Following this Dave D strapped on his bass, fired up his drum machine and did some Rush covers (Tom Sawyer, Spirit of Radio) and a old Shadowdancer song 'Secrets of the Sphinx. These didn't work too well for me without a proper prper band backing and Dave seemed at times to be struggling, unsurprisingly as he hadn't been able to bring a stage monitor.

Next up was second guest, 'Saltfish John', a local character, from Monserrat, who played (sang) a few 'tunes' (including the Monserrat national anthem and the Beatles 8 Days) whilst playing a snare, military style. Quite bizarre.
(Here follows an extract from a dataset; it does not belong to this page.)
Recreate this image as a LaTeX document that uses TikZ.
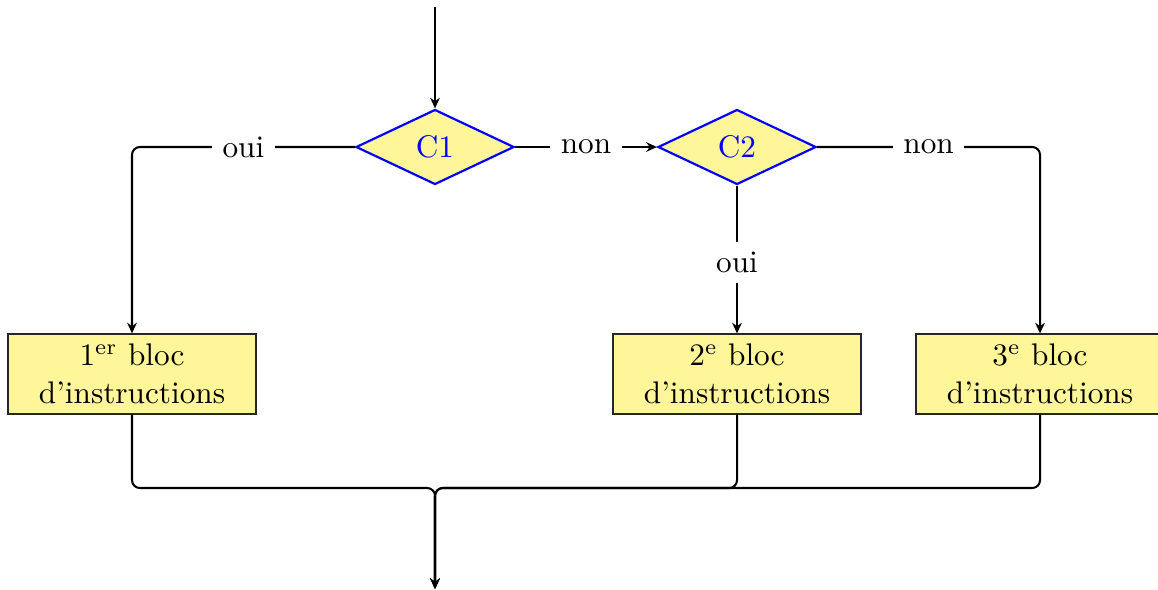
\documentclass[tikz,border=0pt]{standalone}
\usetikzlibrary{shapes.geometric,arrows.meta}
\definecolor{boxfill}{RGB}{255,246,153}
\begin{document}
\begin{tikzpicture}[x=0.32pt,y=-0.32pt,
  test/.style={diamond, draw=blue, line width=0.7pt, fill=boxfill, text=blue,
    minimum width=50.6pt, minimum height=24pt, inner sep=0pt, sharp corners},
  bloc/.style={rectangle, draw=black!85, thin, fill=boxfill, align=center,
    minimum width=79.4pt, minimum height=25.6pt, inner sep=0pt, sharp corners},
  lbl/.style={fill=white, sharp corners},
  flow/.style={line width=0.65pt, rounded corners=2.5pt,
    -{Stealth[length=3.4pt,width=3.1pt]}}]
\useasboundingbox (0,0) rectangle (1158,589);
\clip (0,0) rectangle (1158,589);

% tests
\node[test] (c1) at (435,147) {C1};
\node[test] (c2) at (737,147) {C2};

% instruction blocks
\node[bloc] (b1) at (132,374) {1\textsuperscript{er} bloc\\d’instructions};
\node[bloc] (b2) at (737,374) {2\textsuperscript{e} bloc\\d’instructions};
\node[bloc] (b3) at (1040,374) {3\textsuperscript{e} bloc\\d’instructions};

% entry and exit points
\coordinate (in) at (435,7);
\coordinate (merge) at (435,488);
\coordinate (out) at (435,589);

% branches
\draw[flow] (in) -- (c1.north);
\draw[flow] (c1.west) -- node[lbl] {oui} (c1.west -| b1) -- (b1.north);
\draw[flow] (c1.east) -- node[lbl] {non} (c2.west);
\draw[flow] (c2.south) -- node[lbl, pos=0.52] {oui} (b2.north);
\draw[flow] (c2.east) -- node[lbl] {non} (c2.east -| b3) -- (b3.north);

% merging towards the exit
\draw[flow] (b1.south) |- (merge) -- (out);
\draw[flow] (b2.south) |- (merge) -- (out);
\draw[flow] (b3.south) |- (merge) -- (out);
\end{tikzpicture}
\end{document}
He also did a couple of songs on acoustic guitar, OK I suppose, but not really to my taste.

After this Dave A did a short set of songs on acoustic. Quite mellow after John.

Then it was time for me to play. I was feeling particularly weird after all the strange goings on so started of with something nice and spacey, to counterpoint the surrealism of the preceding acts. This gradually built and evolved as I added sequences, mostly stuff from Leeds, but with some new layers and edits. I watched the minidisc to time the ending around the half hour mark.

For my second piece I was joined by Dave A on acoustic guitar, which I thought might be a bit of a gamble, but worth the risk. Unfortunately things didn't really gel until about halfway through, with it all going a bit chaotic in places, but I think we pulled it together by the end.